→ Instructions to follow:
Each line from the line with "Emit a Python" to the line with "plt.rcParams['font.family'] = ['Liberation", inclusive, is to be repeated exactly; no other line and no picture belongs in the copy.

Stored data:

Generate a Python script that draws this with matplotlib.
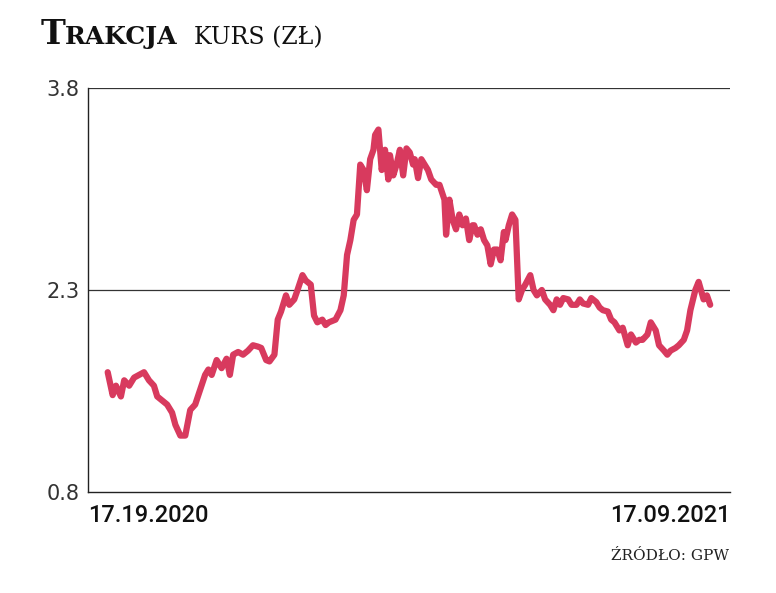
import matplotlib
matplotlib.use("Agg")
import matplotlib.pyplot as plt

days = [0,3,5,8,10,13,16,19,22,25,28,30,33,36,39,41,44,47,50,53,56,59,61,63,66,69,72,74,76,79,82,85,88,91,93,96,98,101,103,105,
108,110,113,115,118,120,123,125,127,130,132,134,138,141,143,145,147,149,151,153,155,157,159,161,162,164,166,168,170,171,
173,175,177,179,181,183,185,186,188,190,192,194,196,199,201,204,205,207,209,211,213,215,217,219,221,222,224,226,228,230,
232,234,236,238,240,241,243,245,247,249,251,253,256,258,260,263,265,268,270,272,274,276,279,281,284,286,288,291,293,296,
298,300,303,305,307,310,312,315,317,320,322,324,327,329,332,334,337,339,341,344,346,349,351,353,356,358,361,363,365]
prices = [1.69,1.52,1.59,1.51,1.63,1.59,1.65,1.67,1.69,1.63,1.59,1.51,1.48,1.45,1.39,1.30,1.22,1.22,1.41,1.45,
1.56,1.67,1.71,1.67,1.78,1.72,1.79,1.67,1.82,1.84,1.82,1.85,1.89,1.88,1.87,1.78,1.77,1.82,2.08,2.14,
2.26,2.19,2.23,2.30,2.41,2.37,2.34,2.11,2.06,2.08,2.04,2.06,2.08,2.15,2.26,2.56,2.67,2.82,2.86,3.23,
3.19,3.04,3.27,3.34,3.45,3.49,3.19,3.34,3.12,3.30,3.15,3.23,3.34,3.15,3.35,3.32,3.23,3.27,3.13,3.27,
3.23,3.19,3.12,3.08,3.08,2.97,2.71,2.97,2.82,2.75,2.86,2.78,2.83,2.67,2.78,2.78,2.71,2.75,2.67,2.63,
2.49,2.60,2.60,2.52,2.73,2.67,2.78,2.86,2.82,2.23,2.30,2.34,2.41,2.30,2.26,2.30,2.23,2.19,2.15,2.23,
2.19,2.24,2.23,2.19,2.19,2.23,2.20,2.19,2.24,2.21,2.17,2.15,2.14,2.08,2.06,2.00,2.02,1.89,1.97,1.91,
1.93,1.93,1.97,2.06,2.00,1.89,1.85,1.82,1.85,1.87,1.89,1.93,2.00,2.15,2.30,2.36,2.23,2.26,2.19,2.43]
yticks = [0.8, 2.3, 3.8]
xlabels = ["17.19.2020", "17.09.2021"]

m = min(len(days), len(prices))
days, prices = days[:m], prices[:m]

fig = plt.figure(figsize=(7.76, 5.93), dpi=100)
ax = fig.add_axes([0.113, 0.170, 0.828, 0.682])
pad = 365 * 20 / 602
ax.plot(days, prices, color="#d83a5e", lw=4.5, solid_joinstyle="round", solid_capstyle="round", zorder=3)
ax.set_xlim(-pad, 365 + pad)
ax.set_ylim(0.8, 3.8)
for v in [2.3, 3.8]:
    ax.axhline(v, color="#333333", lw=0.9, zorder=1)
ax.set_yticks(yticks)
ax.set_yticklabels([str(v) for v in yticks], fontsize=15, color="#333333")
ax.tick_params(axis="y", length=0, pad=6)
ax.set_xticks([])
for s in ["top", "right"]:
    ax.spines[s].set_visible(False)
for s in ["left", "bottom"]:
    ax.spines[s].set_color("#222222")
    ax.spines[s].set_linewidth(1.0)
ax.text(0.0, -0.03, xlabels[0], transform=ax.transAxes, ha="left", va="top",
        fontsize=17, fontfamily="Roboto", fontweight="medium", color="#111111")
ax.text(1.0, -0.03, xlabels[1], transform=ax.transAxes, ha="right", va="top",
        fontsize=17, fontfamily="Roboto", fontweight="medium", color="#111111")
fig.text(0.052, 0.925, "T", fontsize=24, fontfamily="DejaVu Serif", fontweight="bold", color="#111111")
fig.text(0.083, 0.925, "RAKCJA", fontsize=18, fontfamily="DejaVu Serif", fontweight="bold", color="#111111")
fig.text(0.250, 0.925, "KURS (ZŁ)", fontsize=17, fontfamily="DejaVu Serif", color="#111111")
fig.text(0.94, 0.055, "ŹRÓDŁO: GPW", fontsize=11, fontfamily="DejaVu Serif", ha="right", color="#222222")
fig.savefig("out.png", dpi=100, facecolor="white")
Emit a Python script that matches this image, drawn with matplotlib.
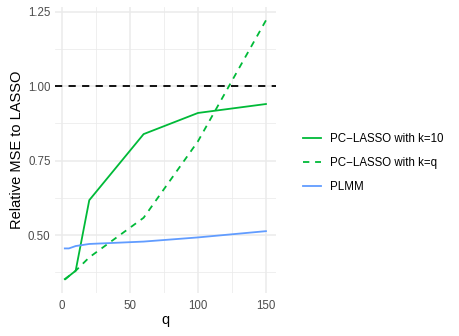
import numpy as np
import matplotlib
matplotlib.use('Agg')
import matplotlib.pyplot as plt
from matplotlib.ticker import FixedLocator

plt.rcParams['font.family'] = ['Liberation Sans', 'DejaVu Sans']

# Data
q = [2, 5, 10, 20, 60, 100, 150]
pc_lasso_k10 = [0.352, 0.362, 0.380, 0.617, 0.839, 0.910, 0.940]
pc_lasso_kq = [0.350, 0.362, 0.380, 0.425, 0.558, 0.815, 1.221]
plmm = [0.455, 0.455, 0.463, 0.470, 0.478, 0.492, 0.513]

GREEN = '#00BA38'
BLUE = '#619CFF'
GRID = '#EBEBEB'

fig = plt.figure(figsize=(4.6, 3.36), dpi=100)
ax = fig.add_axes([0.119, 0.129, 0.481, 0.849])

ax.plot(q, pc_lasso_k10, color=GREEN, linewidth=1.3, label='PC\u2212LASSO with k=10')
ax.plot(q, pc_lasso_kq, color=GREEN, linewidth=1.3, linestyle=(0, (3.5, 3.2)),
        label='PC\u2212LASSO with k=q')
ax.plot(q, plmm, color=BLUE, linewidth=1.3, label='PLMM')
ax.axhline(1.0, color='black', linewidth=1.3, linestyle=(0, (4, 3.5)))

# ggplot-like expansion
xr = max(q) - min(q)
ax.set_xlim(min(q) - 0.05 * xr, max(q) + 0.05 * xr)
ymin = min(pc_lasso_kq)
ymax = max(pc_lasso_kq)
yr = ymax - ymin
ax.set_ylim(ymin - 0.05 * yr, ymax + 0.05 * yr)

ax.set_xticks([0, 50, 100, 150])
ax.set_yticks([0.50, 0.75, 1.00, 1.25])
ax.set_yticklabels(['0.50', '0.75', '1.00', '1.25'])
ax.xaxis.set_minor_locator(FixedLocator([25, 75, 125]))
ax.yaxis.set_minor_locator(FixedLocator([0.375, 0.625, 0.875, 1.125]))

ax.grid(which='major', color=GRID, linewidth=1.1)
ax.grid(which='minor', color=GRID, linewidth=0.55)
ax.set_axisbelow(True)
for s in ax.spines.values():
    s.set_visible(False)
ax.tick_params(which='both', length=0, labelsize=8.3, labelcolor='#4D4D4D')
ax.tick_params(axis='x', pad=5)
ax.tick_params(axis='y', pad=3)

ax.set_xlabel('q', fontsize=10.5, labelpad=1)
ax.set_ylabel('Relative MSE to LASSO', fontsize=10.5, labelpad=3)

fig.legend(loc='center left', bbox_to_anchor=(0.637, 0.515), frameon=False,
           fontsize=8.3, handlelength=1.5, handletextpad=0.8, labelspacing=1.05)

fig.savefig('out.png', dpi=100)
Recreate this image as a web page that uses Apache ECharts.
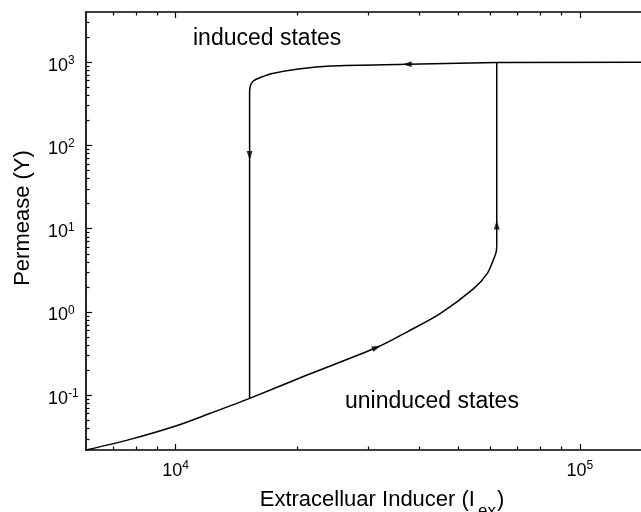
<!DOCTYPE html>
<html lang="en">
  <head>
    <meta charset="UTF-8" />
    <title>Permease hysteresis</title>
    <script src="https://cdn.jsdelivr.net/npm/echarts@6/dist/echarts.min.js"></script>
    <style>
      html, body { margin: 0; padding: 0; background: #fff; }
      #main { width: 641px; height: 512px; }
    </style>
  </head>
  <body>
    <div id="main"></div>
    <script>
      // 下支路 (uninduced states)
      var lowerX = [6000, 7715, 10000, 12180, 15240, 21140, 31400, 37410, 45230, 54700, 59040, 61330, 62100, 62300];
      var lowerY = [0.022, 0.0295, 0.0427, 0.0607, 0.0918, 0.1747, 0.3737, 0.578, 0.962, 1.92, 2.91, 4.41, 5.24, 6.07];
      // 向上跳变 + 右侧上支路
      var jumpUpX = [62300, 62300, 175000];
      var jumpUpY = [6.07, 990, 995];
      // 上支路 (induced states)
      var upperX = [62300, 37410, 24150, 20120, 17350, 16200, 15560, 15300, 15240];
      var upperY = [990, 941, 898, 826, 730, 653, 593, 516, 437];
      // 向下跳变
      var jumpDownX = [15240, 15240];
      var jumpDownY = [437, 0.0918];
      // 箭头
      var arrowX = [31400, 62300, 37410, 15240];
      var arrowY = [0.3737, 11.1, 941, 75.6];
      var arrowRotate = [-67, 0, 90, 180];

      // 刻度
      var majorX = [10000, 100000];
      var minorX = [7000, 8000, 9000, 20000, 30000, 40000, 50000, 60000, 70000, 80000, 90000];
      var majorY = [0.1, 1, 10, 100, 1000];
      var minorY = [0.03, 0.04, 0.05, 0.06, 0.07, 0.08, 0.09, 0.2, 0.3, 0.4, 0.5, 0.6, 0.7, 0.8, 0.9,
        2, 3, 4, 5, 6, 7, 8, 9, 20, 30, 40, 50, 60, 70, 80, 90, 200, 300, 400, 500, 600, 700, 800, 900, 2000, 3000];

      var font = "'Liberation Sans', Arial, sans-serif";
      var black = "#000";

      function powLabel(v) {
        var e = Math.round(Math.log10(v));
        return "{b|10}{s|" + e + "}";
      }

      function lineData(xs, ys) {
        var out = [];
        for (var i = 0; i < xs.length; i++) out.push([xs[i], ys[i]]);
        return out;
      }

      var arrowData = [];
      for (var i = 0; i < arrowX.length; i++) {
        arrowData.push({ value: [arrowX[i], arrowY[i]], symbolRotate: arrowRotate[i] });
      }

      var powRich = {
        b: { fontSize: 18, fontFamily: font, color: black, verticalAlign: "bottom" },
        s: { fontSize: 12, fontFamily: font, color: black, verticalAlign: "bottom", padding: [0, 0, 8, 0] },
      };

      // 两个重叠的 grid：0 放主刻度和曲线，1 只放次刻度
      function xAxisDef(grid, pos, ticks, len, showLine, label) {
        return {
          type: "log",
          logBase: 10,
          gridIndex: grid,
          position: pos,
          min: 6000,
          max: 175000,
          splitLine: { show: false },
          axisLine: { show: showLine, lineStyle: { color: black, width: 1.7 } },
          axisTick: { inside: true, length: len, customValues: ticks, lineStyle: { color: black, width: 1.2 } },
          axisLabel: label ? { customValues: ticks, margin: 10, formatter: powLabel, rich: powRich } : { show: false },
        };
      }

      function yAxisDef(grid, ticks, len, showLine, label) {
        return {
          type: "log",
          logBase: 10,
          gridIndex: grid,
          position: "left",
          min: 0.022,
          max: 4000,
          splitLine: { show: false },
          axisLine: { show: showLine, lineStyle: { color: black, width: 1.7 } },
          axisTick: { inside: true, length: len, customValues: ticks, lineStyle: { color: black, width: 1.2 } },
          axisLabel: label
            ? { customValues: ticks, margin: 38, align: "left", padding: [5, 0, 0, 0], formatter: powLabel, rich: powRich }
            : { show: false },
        };
      }

      var xAxes = [
        xAxisDef(0, "bottom", majorX, 6, true, true),
        xAxisDef(0, "top", majorX, 6, true, false),
        xAxisDef(1, "bottom", minorX, 3.5, false, false),
        xAxisDef(1, "top", minorX, 3.5, false, false),
      ];
      xAxes[0].name = "{a|Extracelluar Inducer (I}{b|ex}{a|)}";
      xAxes[0].nameLocation = "middle";
      xAxes[0].nameGap = 39;
      xAxes[0].nameTextStyle = {
        rich: {
          a: { fontSize: 22, fontFamily: font, color: black, verticalAlign: "bottom", padding: [0, 0, 9, 0] },
          b: { fontSize: 17, fontFamily: font, color: black, verticalAlign: "bottom", padding: [0, 1, 0, 3] },
        },
      };

      var yAxes = [yAxisDef(0, majorY, 6, true, true), yAxisDef(1, minorY, 3.5, false, false)];
      yAxes[0].name = "Permease (Y)";
      yAxes[0].nameLocation = "middle";
      yAxes[0].nameGap = 52;
      yAxes[0].nameTextStyle = { fontSize: 22, fontFamily: font, color: black, padding: [0, 0, 0, 26] };

      var gridBox = { left: 86, top: 12, right: -37, bottom: 62, outerBoundsMode: "none" };

      var chart = echarts.init(document.getElementById("main"));
      chart.setOption({
        animation: false,
        backgroundColor: "#fff",
        grid: [gridBox, gridBox],
        xAxis: xAxes,
        yAxis: yAxes,
        graphic: [
          { type: "text", left: 193, top: 27, style: { text: "induced states", fontSize: 23, fontFamily: font, fill: black } },
          { type: "text", left: 345, top: 390, style: { text: "uninduced states", fontSize: 23, fontFamily: font, fill: black } },
        ],
        series: [
          {
            type: "line",
            data: lineData(lowerX, lowerY),
            smooth: 0.3,
            showSymbol: false,
            lineStyle: { color: black, width: 1.5 },
          },
          {
            type: "line",
            data: lineData(jumpUpX, jumpUpY),
            showSymbol: false,
            lineStyle: { color: black, width: 1.5 },
          },
          {
            type: "line",
            data: lineData(upperX, upperY),
            smooth: 0.3,
            showSymbol: false,
            lineStyle: { color: black, width: 1.5 },
          },
          {
            type: "line",
            data: lineData(jumpDownX, jumpDownY),
            showSymbol: false,
            lineStyle: { color: black, width: 1.5 },
          },
          {
            type: "scatter",
            data: arrowData,
            symbol: "triangle",
            symbolSize: [6, 9],
            itemStyle: { color: black },
            z: 5,
          },
        ],
      });
    </script>
  </body>
</html>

→ The reply:
Emit a Python script that matches this image, drawn with matplotlib.
import numpy as np
import matplotlib
matplotlib.use('Agg')
import matplotlib.pyplot as plt
from matplotlib.ticker import FixedLocator

plt.rcParams['font.family'] = ['Liberation Sans', 'DejaVu Sans']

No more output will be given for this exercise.